» TASK:
Write out the records beneath this line exactly as they appear, minus any images.

[DATA SECTION start]

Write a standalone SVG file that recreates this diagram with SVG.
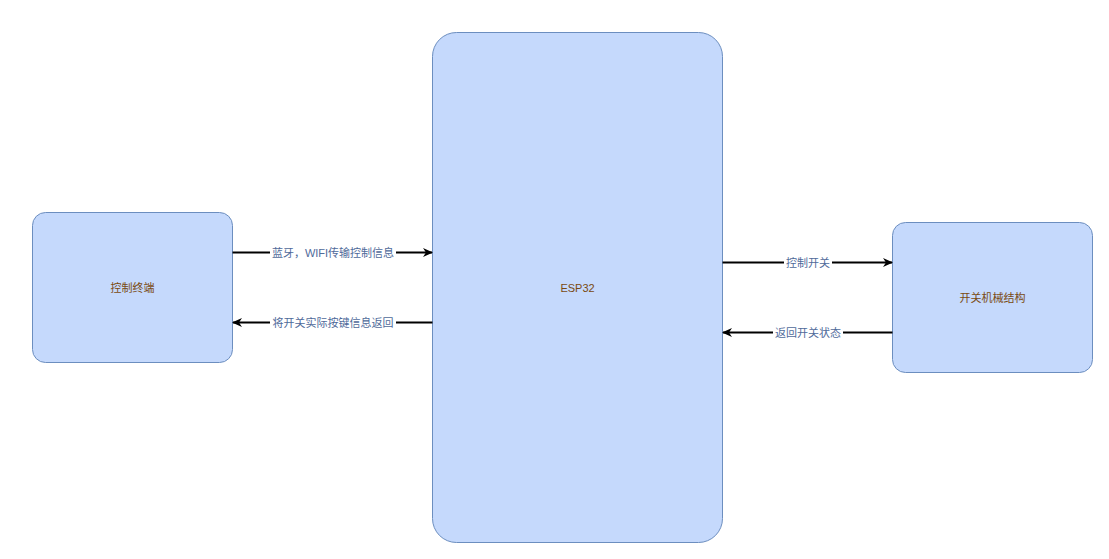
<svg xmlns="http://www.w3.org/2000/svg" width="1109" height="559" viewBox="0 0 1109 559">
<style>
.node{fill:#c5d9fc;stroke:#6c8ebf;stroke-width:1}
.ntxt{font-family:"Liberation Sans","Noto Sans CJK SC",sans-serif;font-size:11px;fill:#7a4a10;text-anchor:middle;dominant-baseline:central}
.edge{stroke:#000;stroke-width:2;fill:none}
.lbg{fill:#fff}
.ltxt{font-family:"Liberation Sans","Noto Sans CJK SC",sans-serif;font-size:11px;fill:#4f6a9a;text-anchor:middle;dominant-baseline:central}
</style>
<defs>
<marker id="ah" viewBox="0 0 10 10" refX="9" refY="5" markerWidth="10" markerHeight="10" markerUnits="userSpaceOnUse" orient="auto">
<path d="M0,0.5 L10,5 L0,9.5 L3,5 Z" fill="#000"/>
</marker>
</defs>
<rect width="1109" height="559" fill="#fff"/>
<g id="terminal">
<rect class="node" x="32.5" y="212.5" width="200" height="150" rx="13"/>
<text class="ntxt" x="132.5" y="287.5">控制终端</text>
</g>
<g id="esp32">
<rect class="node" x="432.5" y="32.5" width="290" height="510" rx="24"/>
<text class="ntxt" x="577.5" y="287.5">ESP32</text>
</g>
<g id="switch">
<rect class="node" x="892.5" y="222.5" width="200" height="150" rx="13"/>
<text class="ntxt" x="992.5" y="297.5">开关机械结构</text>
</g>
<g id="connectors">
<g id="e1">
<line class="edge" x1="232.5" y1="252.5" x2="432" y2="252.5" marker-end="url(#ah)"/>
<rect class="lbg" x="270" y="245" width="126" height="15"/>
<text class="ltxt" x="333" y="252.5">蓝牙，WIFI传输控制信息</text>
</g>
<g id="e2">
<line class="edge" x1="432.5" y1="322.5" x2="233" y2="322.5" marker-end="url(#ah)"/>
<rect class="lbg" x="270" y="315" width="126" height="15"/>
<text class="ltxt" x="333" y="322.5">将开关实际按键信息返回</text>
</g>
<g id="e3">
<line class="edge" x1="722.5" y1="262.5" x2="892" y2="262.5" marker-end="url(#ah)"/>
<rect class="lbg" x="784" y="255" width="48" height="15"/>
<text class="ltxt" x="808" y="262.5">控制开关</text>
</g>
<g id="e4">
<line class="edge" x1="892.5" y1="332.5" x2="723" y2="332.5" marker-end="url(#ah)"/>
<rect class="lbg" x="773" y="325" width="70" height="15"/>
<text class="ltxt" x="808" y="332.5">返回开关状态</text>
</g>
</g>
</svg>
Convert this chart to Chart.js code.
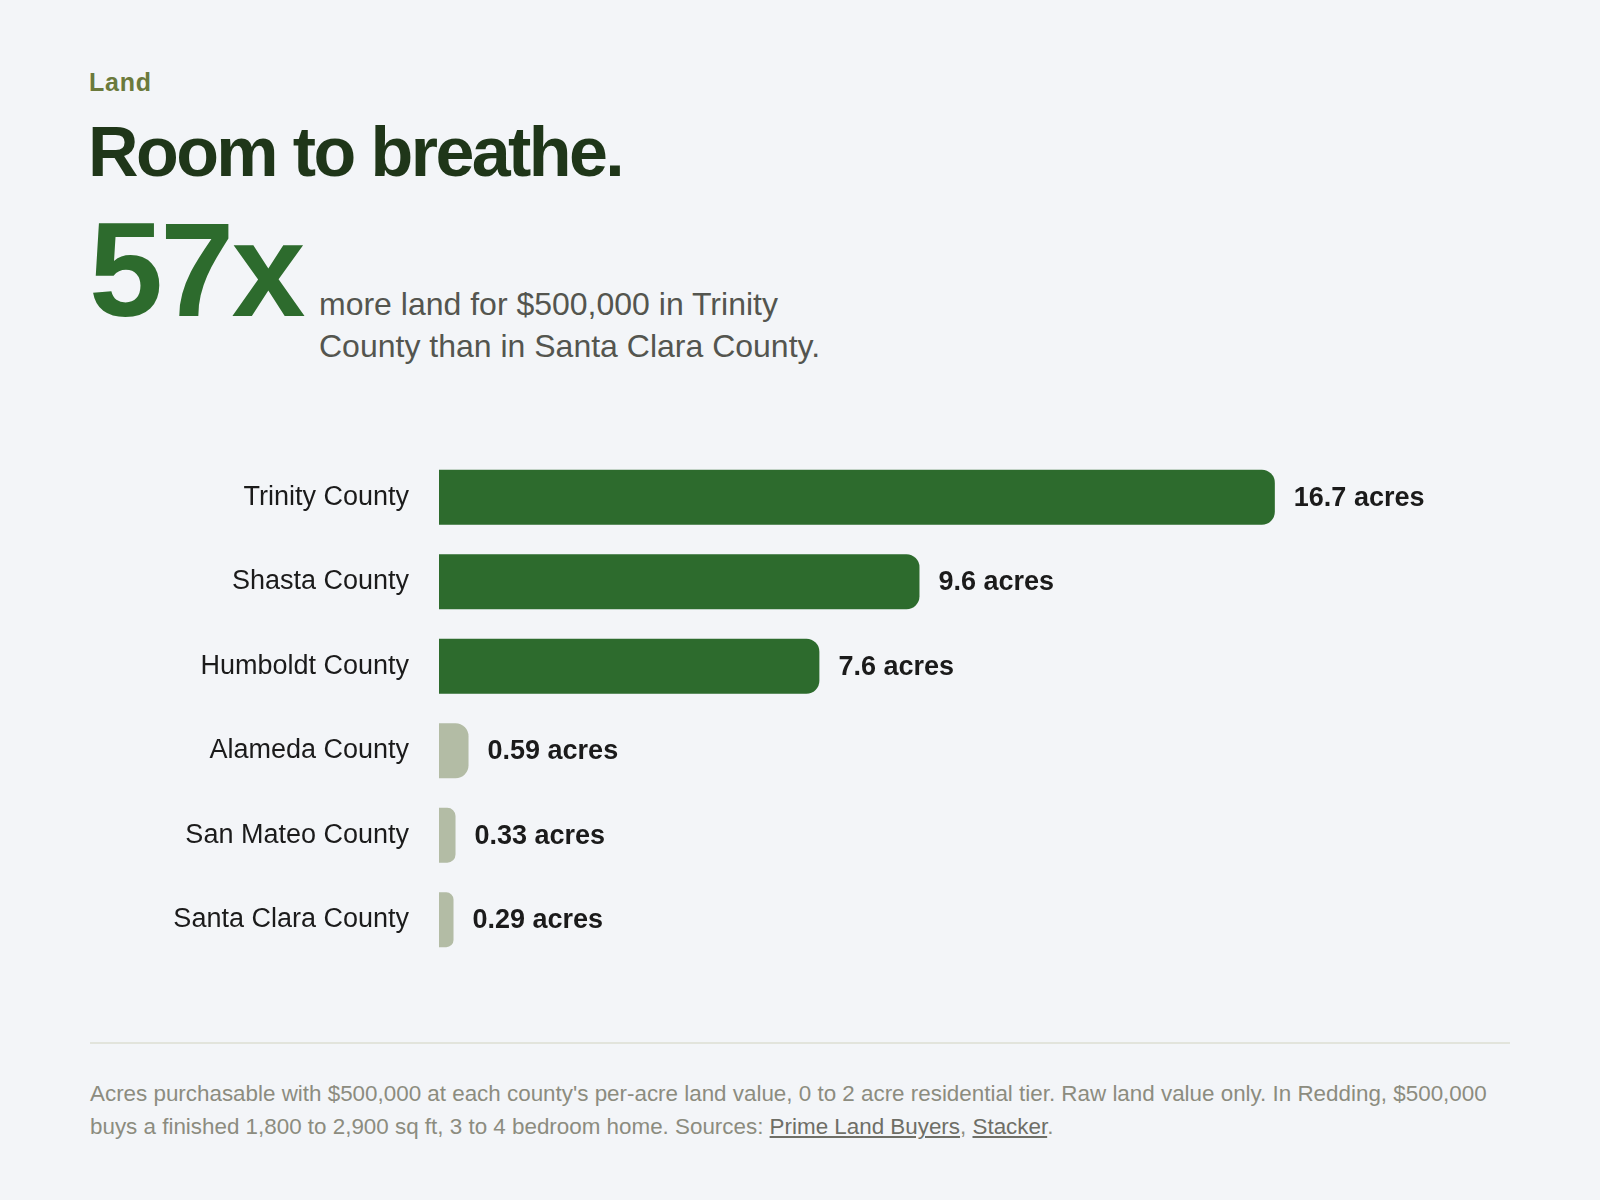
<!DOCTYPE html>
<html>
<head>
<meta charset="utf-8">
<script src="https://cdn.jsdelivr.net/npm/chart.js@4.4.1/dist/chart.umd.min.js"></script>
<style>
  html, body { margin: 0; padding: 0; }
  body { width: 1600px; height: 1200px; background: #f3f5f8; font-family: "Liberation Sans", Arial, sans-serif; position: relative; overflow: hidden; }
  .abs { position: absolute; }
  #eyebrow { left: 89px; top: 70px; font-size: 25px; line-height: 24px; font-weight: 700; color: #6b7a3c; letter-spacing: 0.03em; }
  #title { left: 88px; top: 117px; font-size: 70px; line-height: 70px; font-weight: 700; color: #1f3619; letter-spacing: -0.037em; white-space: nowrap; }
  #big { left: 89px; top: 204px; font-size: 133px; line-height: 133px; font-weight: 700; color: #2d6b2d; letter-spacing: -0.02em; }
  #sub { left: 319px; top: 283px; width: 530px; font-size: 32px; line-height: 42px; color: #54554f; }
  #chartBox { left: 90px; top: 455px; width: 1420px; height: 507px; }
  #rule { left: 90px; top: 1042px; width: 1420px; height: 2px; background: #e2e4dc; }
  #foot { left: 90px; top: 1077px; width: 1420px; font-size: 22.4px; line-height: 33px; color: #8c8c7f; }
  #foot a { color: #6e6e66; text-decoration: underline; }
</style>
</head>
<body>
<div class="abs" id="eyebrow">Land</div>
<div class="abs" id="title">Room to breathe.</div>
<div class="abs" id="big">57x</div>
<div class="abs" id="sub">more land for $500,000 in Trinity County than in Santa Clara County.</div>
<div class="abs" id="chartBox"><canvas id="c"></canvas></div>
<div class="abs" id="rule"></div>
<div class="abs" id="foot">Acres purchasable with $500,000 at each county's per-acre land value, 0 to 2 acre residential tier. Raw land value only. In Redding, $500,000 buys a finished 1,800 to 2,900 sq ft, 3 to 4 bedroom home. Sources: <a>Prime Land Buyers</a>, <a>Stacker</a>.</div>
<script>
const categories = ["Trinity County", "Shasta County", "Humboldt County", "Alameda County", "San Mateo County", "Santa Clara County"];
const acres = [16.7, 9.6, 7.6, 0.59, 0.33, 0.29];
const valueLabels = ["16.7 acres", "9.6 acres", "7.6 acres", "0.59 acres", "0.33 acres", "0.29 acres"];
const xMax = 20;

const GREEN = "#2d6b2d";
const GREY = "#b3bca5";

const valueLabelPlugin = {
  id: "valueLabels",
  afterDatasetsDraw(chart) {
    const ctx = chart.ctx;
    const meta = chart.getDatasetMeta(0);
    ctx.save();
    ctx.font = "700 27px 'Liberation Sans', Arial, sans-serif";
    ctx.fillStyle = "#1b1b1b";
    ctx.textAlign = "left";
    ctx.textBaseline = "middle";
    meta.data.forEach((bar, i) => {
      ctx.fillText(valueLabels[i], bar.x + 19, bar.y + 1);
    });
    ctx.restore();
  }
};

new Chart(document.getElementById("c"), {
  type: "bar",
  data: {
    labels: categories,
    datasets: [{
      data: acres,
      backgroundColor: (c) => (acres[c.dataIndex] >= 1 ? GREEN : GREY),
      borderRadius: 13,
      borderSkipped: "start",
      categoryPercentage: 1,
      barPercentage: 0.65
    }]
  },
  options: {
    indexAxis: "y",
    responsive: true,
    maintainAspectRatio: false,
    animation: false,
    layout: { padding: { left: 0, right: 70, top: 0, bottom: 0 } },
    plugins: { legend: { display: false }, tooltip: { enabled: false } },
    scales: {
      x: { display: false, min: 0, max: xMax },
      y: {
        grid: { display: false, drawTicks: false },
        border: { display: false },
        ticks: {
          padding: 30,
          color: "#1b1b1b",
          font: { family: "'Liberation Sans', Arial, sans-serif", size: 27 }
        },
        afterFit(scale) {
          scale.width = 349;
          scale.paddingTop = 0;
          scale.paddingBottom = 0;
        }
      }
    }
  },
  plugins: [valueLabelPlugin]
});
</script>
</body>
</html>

[DATA SECTION end]

» WORKED ANSWER:
Write a standalone SVG file that recreates this diagram with SVG.
<svg xmlns="http://www.w3.org/2000/svg" width="1109" height="559" viewBox="0 0 1109 559">
<style>
.node{fill:#c5d9fc;stroke:#6c8ebf;stroke-width:1}
.ntxt{font-family:"Liberation Sans","Noto Sans CJK SC",sans-serif;font-size:11px;fill:#7a4a10;text-anchor:middle;dominant-baseline:central}
.edge{stroke:#000;stroke-width:2;fill:none}
.lbg{fill:#fff}
.ltxt{font-family:"Liberation Sans","Noto Sans CJK SC",sans-serif;font-size:11px;fill:#4f6a9a;text-anchor:middle;dominant-baseline:central}
</style>
<defs>
<marker id="ah" viewBox="0 0 10 10" refX="9" refY="5" markerWidth="10" markerHeight="10" markerUnits="userSpaceOnUse" orient="auto">
<path d="M0,0.5 L10,5 L0,9.5 L3,5 Z" fill="#000"/>
</marker>
</defs>
<rect width="1109" height="559" fill="#fff"/>
<g id="terminal">
<rect class="node" x="32.5" y="212.5" width="200" height="150" rx="13"/>
<text class="ntxt" x="132.5" y="287.5">控制终端</text>
</g>
<g id="esp32">
<rect class="node" x="432.5" y="32.5" width="290" height="510" rx="24"/>
<text class="ntxt" x="577.5" y="287.5">ESP32</text>
</g>
<g id="switch">
<rect class="node" x="892.5" y="222.5" width="200" height="150" rx="13"/>
<text class="ntxt" x="992.5" y="297.5">开关机械结构</text>
</g>
<g id="connectors">
<g id="e1">
<line class="edge" x1="232.5" y1="252.5" x2="432" y2="252.5" marker-end="url(#ah)"/>
<rect class="lbg" x="270" y="245" width="126" height="15"/>
<text class="ltxt" x="333" y="252.5">蓝牙，WIFI传输控制信息</text>
</g>
<g id="e2">
<line class="edge" x1="432.5" y1="322.5" x2="233" y2="322.5" marker-end="url(#ah)"/>
<rect class="lbg" x="270" y="315" width="126" height="15"/>
<text class="ltxt" x="333" y="322.5">将开关实际按键信息返回</text>
</g>
<g id="e3">
<line class="edge" x1="722.5" y1="262.5" x2="892" y2="262.5" marker-end="url(#ah)"/>
<rect class="lbg" x="784" y="255" width="48" height="15"/>
<text class="ltxt" x="808" y="262.5">控制开关</text>
</g>
<g id="e4">
<line class="edge" x1="892.5" y1="332.5" x2="723" y2="332.5" marker-end="url(#ah)"/>
<rect class="lbg" x="773" y="325" width="70" height="15"/>
<text class="ltxt" x="808" y="332.5">返回开关状态</text>
</g>
</g>
</svg>
Convert this chart to Chart.js code.
<!DOCTYPE html>
<html>
<head>
<meta charset="utf-8">
<script src="https://cdn.jsdelivr.net/npm/chart.js@4.4.1/dist/chart.umd.min.js"></script>
<style>
  html, body { margin: 0; padding: 0; }
  body { width: 1600px; height: 1200px; background: #f3f5f8; font-family: "Liberation Sans", Arial, sans-serif; position: relative; overflow: hidden; }
  .abs { position: absolute; }
  #eyebrow { left: 89px; top: 70px; font-size: 25px; line-height: 24px; font-weight: 700; color: #6b7a3c; letter-spacing: 0.03em; }
  #title { left: 88px; top: 117px; font-size: 70px; line-height: 70px; font-weight: 700; color: #1f3619; letter-spacing: -0.037em; white-space: nowrap; }
  #big { left: 89px; top: 204px; font-size: 133px; line-height: 133px; font-weight: 700; color: #2d6b2d; letter-spacing: -0.02em; }
  #sub { left: 319px; top: 283px; width: 530px; font-size: 32px; line-height: 42px; color: #54554f; }
  #chartBox { left: 90px; top: 455px; width: 1420px; height: 507px; }
  #rule { left: 90px; top: 1042px; width: 1420px; height: 2px; background: #e2e4dc; }
  #foot { left: 90px; top: 1077px; width: 1420px; font-size: 22.4px; line-height: 33px; color: #8c8c7f; }
  #foot a { color: #6e6e66; text-decoration: underline; }
</style>
</head>
<body>
<div class="abs" id="eyebrow">Land</div>
<div class="abs" id="title">Room to breathe.</div>
<div class="abs" id="big">57x</div>
<div class="abs" id="sub">more land for $500,000 in Trinity County than in Santa Clara County.</div>
<div class="abs" id="chartBox"><canvas id="c"></canvas></div>
<div class="abs" id="rule"></div>
<div class="abs" id="foot">Acres purchasable with $500,000 at each county's per-acre land value, 0 to 2 acre residential tier. Raw land value only. In Redding, $500,000 buys a finished 1,800 to 2,900 sq ft, 3 to 4 bedroom home. Sources: <a>Prime Land Buyers</a>, <a>Stacker</a>.</div>
<script>
const categories = ["Trinity County", "Shasta County", "Humboldt County", "Alameda County", "San Mateo County", "Santa Clara County"];
const acres = [16.7, 9.6, 7.6, 0.59, 0.33, 0.29];
const valueLabels = ["16.7 acres", "9.6 acres", "7.6 acres", "0.59 acres", "0.33 acres", "0.29 acres"];
const xMax = 20;

const GREEN = "#2d6b2d";
const GREY = "#b3bca5";

const valueLabelPlugin = {
  id: "valueLabels",
  afterDatasetsDraw(chart) {
    const ctx = chart.ctx;
    const meta = chart.getDatasetMeta(0);
    ctx.save();
    ctx.font = "700 27px 'Liberation Sans', Arial, sans-serif";
    ctx.fillStyle = "#1b1b1b";
    ctx.textAlign = "left";
    ctx.textBaseline = "middle";
    meta.data.forEach((bar, i) => {
      ctx.fillText(valueLabels[i], bar.x + 19, bar.y + 1);
    });
    ctx.restore();
  }
};

new Chart(document.getElementById("c"), {
  type: "bar",
  data: {
    labels: categories,
    datasets: [{
      data: acres,
      backgroundColor: (c) => (acres[c.dataIndex] >= 1 ? GREEN : GREY),
      borderRadius: 13,
      borderSkipped: "start",
      categoryPercentage: 1,
      barPercentage: 0.65
    }]
  },
  options: {
    indexAxis: "y",
    responsive: true,
    maintainAspectRatio: false,
    animation: false,
    layout: { padding: { left: 0, right: 70, top: 0, bottom: 0 } },
    plugins: { legend: { display: false }, tooltip: { enabled: false } },
    scales: {
      x: { display: false, min: 0, max: xMax },
      y: {
        grid: { display: false, drawTicks: false },
        border: { display: false },
        ticks: {
          padding: 30,
          color: "#1b1b1b",
          font: { family: "'Liberation Sans', Arial, sans-serif", size: 27 }
        },
        afterFit(scale) {
          scale.width = 349;
          scale.paddingTop = 0;
          scale.paddingBottom = 0;
        }
      }
    }
  },
  plugins: [valueLabelPlugin]
});
</script>
</body>
</html>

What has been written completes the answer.